What did you think an artist would pick up on from your poem?
Poet Kate Lebo: The naming. How each name is too small to completely contain their person.

What inspires you in this poem?
Artist Sarah Van Sanden: I’m fascinated by the way battling familial influences and expectations manifest themselves as extreme duality in one person.

Did the visual artist refract any element of the poem that made you see the poem differently?
Poet Kate Lebo: I love that the roundness of the earth in the last line becomes an apple. And a wolf.

When you began this piece, was it color, shape, or some other aspect that you followed? Did that change?
Artist Sarah Van Sanden: The poem immediately evoked the yin/yang symbol for me and everything followed that lead by drawing forms from the poem.

What surprised you about this collaborative piece?
Poet Kate Lebo: I’m piecing together a voice out of someone else’s voice in this poem.

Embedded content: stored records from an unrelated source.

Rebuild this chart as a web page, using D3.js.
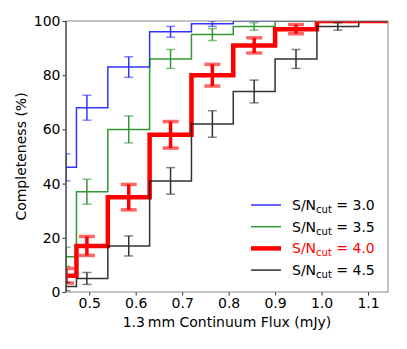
<!DOCTYPE html>
<html>
<head>
<meta charset="utf-8">
<script src="https://cdn.jsdelivr.net/npm/d3@7"></script>
<style>
  body { margin: 0; background: #fff; }
  svg { font-family: "DejaVu Sans", sans-serif; }
</style>
</head>
<body>
<script>
// flux bin centres (mJy); first point sits on the left axis edge
const flux = [0.45, 0.495, 0.585, 0.675, 0.765, 0.855, 0.945, 1.035, 1.125, 1.215];

// completeness (%) and 1-sigma errors for each S/N cut
const sn30 = [46, 68, 83, 96, 99, 100, 100, 100, 100, 100];
const sn30Err = [5, 4.6, 3.8, 2, 1, 0, 0, 0, 0, 0];
const sn35 = [13, 37, 60, 86, 95, 98, 100, 100, 100, 100];
const sn35Err = [3.5, 4.6, 5, 3.5, 2.2, 1.4, 0, 0, 0, 0];
const sn40 = [6, 17, 35, 58, 80, 91, 97, 100, 100, 100];
const sn40Err = [2.7, 3.5, 4.7, 4.9, 4, 2.8, 1.7, 0, 0, 0];
const sn45 = [2, 5, 17, 41, 62, 74, 86, 98, 100, 100];
const sn45Err = [1.5, 2.2, 3.7, 4.9, 4.9, 4.2, 3.5, 1.4, 0, 0];

const cuts = ["3.0", "3.5", "4.0", "4.5"];
const xTicks = [0.5, 0.6, 0.7, 0.8, 0.9, 1.0, 1.1];
const yTicks = [0, 20, 40, 60, 80, 100];

function main(){
const margin = {top: 21, right: 19, bottom: 57, left: 66},
    width = 407 - margin.left - margin.right,
    height = 349 - margin.top - margin.bottom;

const svg = d3.select("body")
  .append("svg")
    .attr("width", width + margin.left + margin.right)
    .attr("height", height + margin.top + margin.bottom)
  .append("g")
    .attr("transform", `translate(${margin.left},${margin.top})`);

const x = d3.scaleLinear().domain([0.45, 1.143]).range([0, width]);
const y = d3.scaleLinear().domain([0, 100]).range([height, 0]);

svg.append("defs").append("clipPath").attr("id", "clip")
  .append("rect").attr("width", width).attr("height", height);

// axes
const xAxis = svg.append("g")
    .attr("transform", `translate(0,${height})`)
    .call(d3.axisBottom(x).tickValues(xTicks).tickFormat(d3.format(".1f")).tickSize(3.5).tickPadding(2.5));
const yAxis = svg.append("g")
    .call(d3.axisLeft(y).tickValues(yTicks).tickSize(3.5).tickPadding(2));
[xAxis, yAxis].forEach(a => {
  a.select(".domain").remove();
  a.selectAll("text").attr("font-size", 14).attr("fill", "#000").attr("font-family", "DejaVu Sans");
  a.selectAll("line").attr("stroke", "#000").attr("stroke-width", 0.8);
});

const series = [
  {vals: sn30, err: sn30Err, color: "#0000ff", w: 1.5, op: 0.8, cap: 4.5, ew: 1.5},
  {vals: sn35, err: sn35Err, color: "#008000", w: 1.5, op: 0.8, cap: 4.5, ew: 1.5},
  {vals: sn40, err: sn40Err, color: "#ff0000", w: 4.5, op: 1, cap: 8, ew: 3.5},
  {vals: sn45, err: sn45Err, color: "#000000", w: 1.5, op: 0.8, cap: 4.5, ew: 1.5}
];

const plot = svg.append("g").attr("clip-path", "url(#clip)");
const line = d3.line().x((d, i) => x(flux[i])).y(d => y(d)).curve(d3.curveStep);

series.forEach(s => {
  const g = plot.append("g").attr("opacity", s.op);
  g.append("path")
    .datum(s.vals)
    .attr("fill", "none")
    .attr("stroke", s.color)
    .attr("stroke-width", s.w)
    .attr("d", line);
  const eb = s.vals.map((v, i) => ({x: flux[i], v: v, e: s.err[i]})).filter(d => d.e > 0);
  g.selectAll(".eb").data(eb).join("line")
    .attr("x1", d => x(d.x)).attr("x2", d => x(d.x))
    .attr("y1", d => y(d.v - d.e)).attr("y2", d => y(d.v + d.e))
    .attr("stroke", s.color).attr("stroke-width", s.ew);
  [-1, 1].forEach(sg => {
    g.selectAll(".cap" + sg).data(eb).join("line")
      .attr("x1", d => x(d.x) - s.cap).attr("x2", d => x(d.x) + s.cap)
      .attr("y1", d => y(d.v + sg * d.e)).attr("y2", d => y(d.v + sg * d.e))
      .attr("stroke", s.color).attr("stroke-width", s.ew)
      .attr("stroke-opacity", 0.6);
  });
});

// frame
svg.append("rect").attr("width", width).attr("height", height)
  .attr("fill", "none").attr("stroke", "#888").attr("stroke-width", 1);
svg.append("line").attr("x1", 0).attr("x2", 0).attr("y1", 0).attr("y2", height)
  .attr("stroke", "#222").attr("stroke-width", 1);

// labels
svg.append("text")
  .attr("x", width / 2).attr("y", height + 35)
  .attr("text-anchor", "middle").attr("font-size", 14)
  .text("1.3\u2009mm Continuum Flux (mJy)");
svg.append("text")
  .attr("transform", "rotate(-90)")
  .attr("x", -height / 2).attr("y", -40)
  .attr("text-anchor", "middle").attr("font-size", 14)
  .text("Completeness (%)");

// legend
const leg = svg.append("g").attr("transform", `translate(${251 - margin.left},${205 - margin.top})`);
series.forEach((s, i) => {
  const row = leg.append("g").attr("transform", `translate(0,${i * 21.7})`);
  row.append("line").attr("x1", 0).attr("x2", 30)
    .attr("stroke", s.color).attr("stroke-width", s.w).attr("opacity", s.op);
  const t = row.append("text").attr("x", 41).attr("y", 5)
    .attr("font-size", 14).attr("fill", i === 2 ? "#ff0000" : "#000");
  t.append("tspan").text("S/N");
  t.append("tspan").attr("font-size", 10).attr("dy", 3).text("cut");
  t.append("tspan").attr("dy", -3).text(" = " + cuts[i]);
});
}

main();
</script>
</body>
</html>
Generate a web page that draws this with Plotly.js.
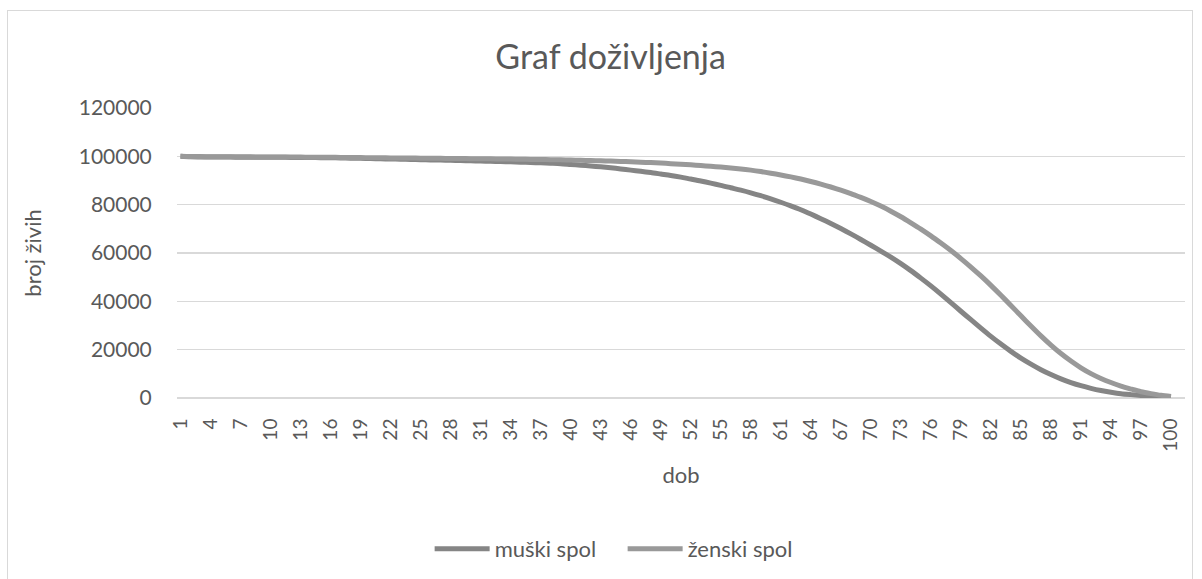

To have that re-spoken or translated or however you want to say it, into visual art adds another layer of fluency and another layer of misunderstanding. The poem repurposes someone else’s words. This visual collaboration continues that game of telephone.

Have you ever written work that has been inspired by visual art? What was that experience like for you? Why were you inspired to do so?
Poet Kate Lebo: No, actually. When I’ve written about visual art, it’s been about the materials—the paint and canvas and solvents. Right now, I’m more inspired by what makes things than the made thing itself.

Describe the collaboration in one word.
Artist Sarah Van Sanden: Knitting

Seen any good art lately?
Poet Kate Lebo: Three Studies of Lucian Freud by Francis Bacon was at the Portland Art Museum this winter, which lead me to an exhibit on food in one of the lower galleries, where I discovered a print from Wild Raspberries, Andy Warhol and Suzie Frankfurt’s weird and wonderful cookbook.

Read any good books lately?
Poet Kate Lebo: The Orchardist by Amanda Coplin. Sorrow Arrow by Emily Kendal Frey. Jelly Roll by Kevin Young. How to Pick a Peach by Russ Parsons.
Artist Sarah Van Sanden: I keep going back to Simon Schama’s Landscape and Memory. I love the way he writes about cultural history’s relationship to landscape in a way that’s dramatic and salacious, but not cheap. Well, mostly not cheap. It’s delicious.

Anything else?
Artist Sarah Van Sanden: Thanks, Kate, for letting me play with your poem!